236216 Healing disjuncture through synthesizing disability theory with engineering design

Wednesday, November 2, 2011: 12:30 PM

Stephen Gilson, PhD , Center for Community Inclusion and Disability Studies, University of Maine, Orono, ME
Elizabeth DePoy, PhD , Center for Community Inclusion and Disability Studies, University of Maine, Orono, ME
In concert with the conference theme of healthy communities promoting healthy minds and bodies, this session discusses and illustrates the interdisciplinary synthesis and research application of disability studies and state-of-the art engineering to improve communities, public health, and advancement of full participation. We focus on the use of smart robotics to “heal disjuncture” and decrease disparities in health, fitness, work, and social life. Disjuncture defines disability as the interactive ill-fit of atypical bodies and environments. Thus, through this theoretical lens, interdisciplinary solutions to improve the fit between bodies, environments and the function of individuals can be complex, contemporary, and creative. We begin the presentation with a discussion of how disjuncture theory guides the marriage of diverse thinking for innovation.
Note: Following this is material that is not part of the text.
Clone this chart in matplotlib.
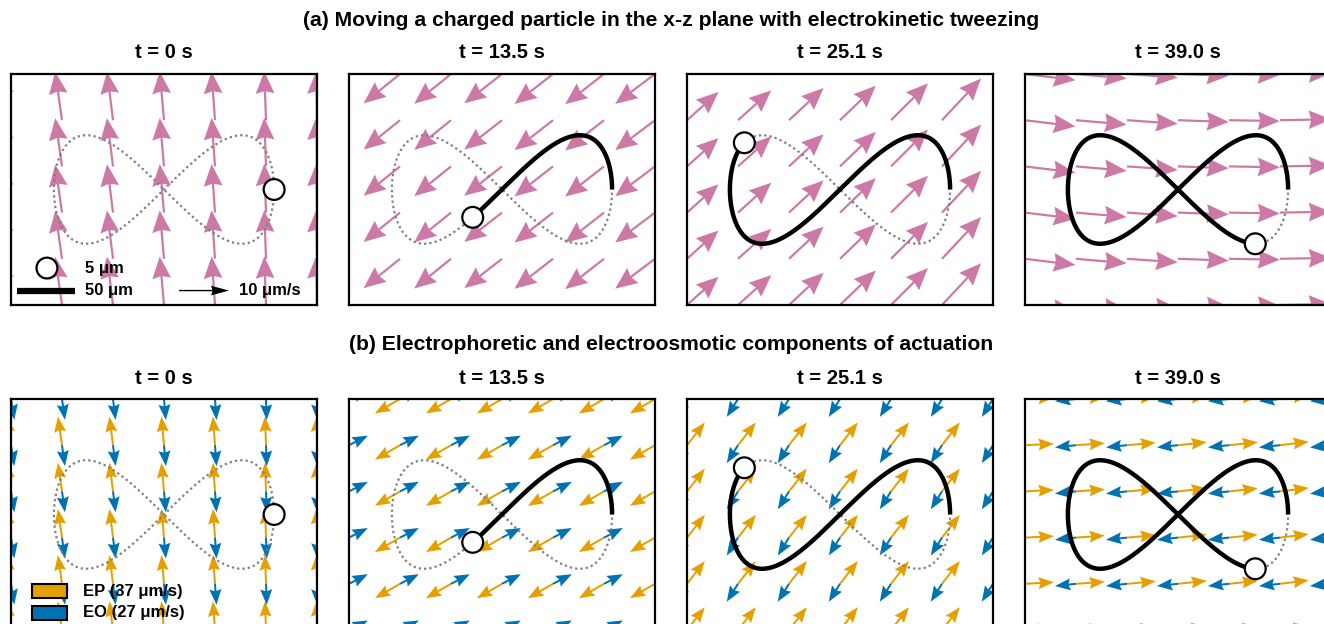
import numpy as np
import matplotlib.pyplot as plt
from matplotlib.patches import Circle, Rectangle

plt.rcParams['font.family'] = ['Liberation Sans', 'DejaVu Sans']
plt.rcParams['font.weight'] = 'bold'

PINK = '#CC79A7'
ORANGE = '#E69F00'
BLUE = '#0072B2'

times = ['t = 0 s', 't = 13.5 s', 't = 25.1 s', 't = 39.0 s']
# position of the particle along the figure-8 at each time (rad)
particle_phase = [0.0, 1.84, 3.66, 5.49]

# figure-8 size (um)
path_half_width = 95
path_half_height = 47
particle_radius = 9

# arrow grid (um)
grid_x = [-132, -88, -44, 0, 44, 88, 132]
grid_z = [100, 60, 20, -20, -60, -100]

# net velocity for each column of arrows: direction (deg), speed (um/s)
net_angle = [
    [104, 98, 97, 95, 94, 92, 91],
    [220, 219, 219, 218, 218, 218, 217],
    [42, 42, 43, 44, 45, 47, 48],
    [-7, -5, -4, -2, -1, 1, 2],
]
net_speed = [
    [9.8, 9.8, 9.8, 9.8, 9.8, 9.8, 9.8],
    [9.4, 9.4, 9.5, 9.6, 9.8, 9.9, 10.0],
    [8.5, 9.0, 9.5, 10.0, 10.5, 11.5, 12.5],
    [10.2, 10.2, 10.2, 10.2, 10.2, 10.2, 10.2],
]

# electrophoretic / electroosmotic components, direction per column (deg)
ep_angle = [
    [99, 98, 97, 95, 94, 92, 91],
    [210, 210, 210, 210, 210, 210, 210],
    [52, 52, 52, 52, 52, 52, 52],
    [3, 4, 5, 6, 6, 7, 7],
]
eo_angle = [
    [279, 278, 277, 275, 274, 272, 271],
    [27, 27, 27, 27, 27, 27, 27],
    [238, 238, 238, 238, 238, 238, 238],
    [186, 186, 186, 186, 186, 186, 186],
]
ep_speed = 37
eo_speed = 27

scale_a = 10 / 43.0     # 10 um/s -> 43 um
scale_b = 37 / 25.0     # 37 um/s -> 25 um


def field(angles, speed):
    a = np.deg2rad(np.array(angles, float))
    s = np.array(speed, float) * np.ones_like(a)
    X, Z = np.meshgrid(grid_x, grid_z)
    U = np.tile(s * np.cos(a), (len(grid_z), 1))
    V = np.tile(s * np.sin(a), (len(grid_z), 1))
    return X, Z, U, V


def draw_path(ax, phase):
    A, B = path_half_width, path_half_height
    th = np.linspace(0, 2 * np.pi, 500)
    ax.plot(A * np.cos(th), B * np.sin(2 * th), ls=(0, (1, 1.4)), color='#7f7f7f',
            lw=1.6, zorder=3)
    if phase > 0:
        tt = np.linspace(0, phase, 300)
        ax.plot(A * np.cos(tt), B * np.sin(2 * tt), color='k', lw=3.2, zorder=4,
                solid_capstyle='butt')
    ax.add_patch(Circle((A * np.cos(phase), B * np.sin(2 * phase)), particle_radius,
                        fc='white', ec='k', lw=1.6, zorder=6))


def setup(ax):
    ax.set_xlim(-132, 132)
    ax.set_ylim(-100, 100)
    ax.set_xticks([])
    ax.set_yticks([])
    for s in ax.spines.values():
        s.set_linewidth(1.6)
        s.set_zorder(10)


fig = plt.figure(figsize=(13.24, 6.24), dpi=100)
W, H = 1324.0, 624.0
lefts = [11, 349, 687, 1025]
aw, ah = 306, 231
tops = [74, 399]

axes_a, axes_b = [], []
for k in range(4):
    ax = fig.add_axes([lefts[k] / W, 1 - (tops[0] + ah) / H, aw / W, ah / H])
    axes_a.append(ax)
    ax = fig.add_axes([lefts[k] / W, 1 - (tops[1] + ah) / H, aw / W, ah / H])
    axes_b.append(ax)

for k in range(4):
    # (a) net motion
    ax = axes_a[k]
    setup(ax)
    X, Z, U, V = field(net_angle[k], net_speed[k])
    ax.quiver(X, Z, U, V, color=PINK, angles='xy', scale_units='xy', scale=scale_a,
              width=0.0072, headwidth=8.5, headlength=10, headaxislength=9, zorder=2)
    draw_path(ax, particle_phase[k])
    fig.text((lefts[k] + aw / 2) / W, 1 - 53 / H, times[k], ha='center', va='center',
             fontsize=14.5)

    # (b) EP and EO components
    ax = axes_b[k]
    setup(ax)
    X, Z, U, V = field(ep_angle[k], ep_speed)
    ax.quiver(X, Z, U, V, color=ORANGE, angles='xy', scale_units='xy', scale=scale_b,
              width=0.0065, headwidth=6.0, headlength=7.8, headaxislength=6.9, zorder=2)
    X, Z, U, V = field(eo_angle[k], eo_speed)
    ax.quiver(X, Z, U, V, color=BLUE, angles='xy', scale_units='xy', scale=scale_b,
              width=0.0065, headwidth=6.0, headlength=7.8, headaxislength=6.9, zorder=2)
    draw_path(ax, particle_phase[k])
    fig.text((lefts[k] + aw / 2) / W, 1 - 378 / H, times[k], ha='center', va='center',
             fontsize=14.5)

mid = (lefts[0] + lefts[3] + aw) / 2 / W
fig.text(mid, 1 - 20 / H, '(a) Moving a charged particle in the x-z plane with electrokinetic tweezing',
         ha='center', va='center', fontsize=15.2)
fig.text(mid, 1 - 344 / H, '(b) Electrophoretic and electroosmotic components of actuation',
         ha='center', va='center', fontsize=15.2)

# scale legend in first panel
ax = axes_a[0]
ax.add_patch(Circle((-101, -68), particle_radius, fc='white', ec='k', lw=1.6, zorder=8))
ax.text(-68, -68, '5 μm', va='center', ha='left', fontsize=12, zorder=8)
ax.plot([-127, -77], [-87.5, -87.5], color='k', lw=4.5, solid_capstyle='butt', zorder=8)
ax.text(-68, -87.5, '50 μm', va='center', ha='left', fontsize=12, zorder=8)
ax.quiver([13], [-87.5], [10], [0], color='k', angles='xy', scale_units='xy', scale=scale_a,
          width=0.0045, headwidth=7, headlength=13, headaxislength=12, zorder=8)
ax.text(65, -87.5, '10 μm/s', va='center', ha='left', fontsize=12, zorder=8)

ax = axes_b[0]
ax.add_patch(Rectangle((-114, -72), 30, 11.5, fc=ORANGE, ec='k', lw=1.5, zorder=8))
ax.add_patch(Rectangle((-114, -91), 30, 12, fc=BLUE, ec='k', lw=1.5, zorder=8))
ax.text(-70, -66.3, 'EP (37 μm/s)', va='center', ha='left', fontsize=12, zorder=8)
ax.text(-70, -85, 'EO (27 μm/s)', va='center', ha='left', fontsize=12, zorder=8)

fig.savefig('out.png', dpi=100)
We then illustrate with two research projects (ServiceBot and RRE) in which robotics, smart technology, and contemporary design were used to conceptualize, construct, and test innovative approaches to enhance fitness and social participation. Servicebot replicates the human motions of reaching, grasping, transporting and placing items for use or consumption. RRE (Robotic Rowing Exoskeleton) addresses critical barriers to full participation in and realization of the extensive benefits of fitness and sports activity. For people who need or want such assistance in order to participate in fitness activity, RRE augments movement, coordination, and strength necessary to use a typical rowing machine in any public fitness facility. We conclude with the outcome research and implications for future efforts guided by disjuncture theory and inquiry.

Learning Areas:
Other professions or practice related to public health
Public health or related research
Social and behavioral sciences
Systems thinking models (conceptual and theoretical models), applications related to public health

Learning Objectives:
Analyze how disjuncture theory frames innovation; Discuss the application of synthetic disability theory and engineering science to augmenting fitness and participation

Keywords: New Technology, Physical Activity

Presenting author's disclosure statement:

Qualified on the content I am responsible for because: I am one of the researchers
Any relevant financial relationships? No

I agree to comply with the American Public Health Association Conflict of Interest and Commercial Support Guidelines, and to disclose to the participants any off-label or experimental uses of a commercial product or service discussed in my presentation.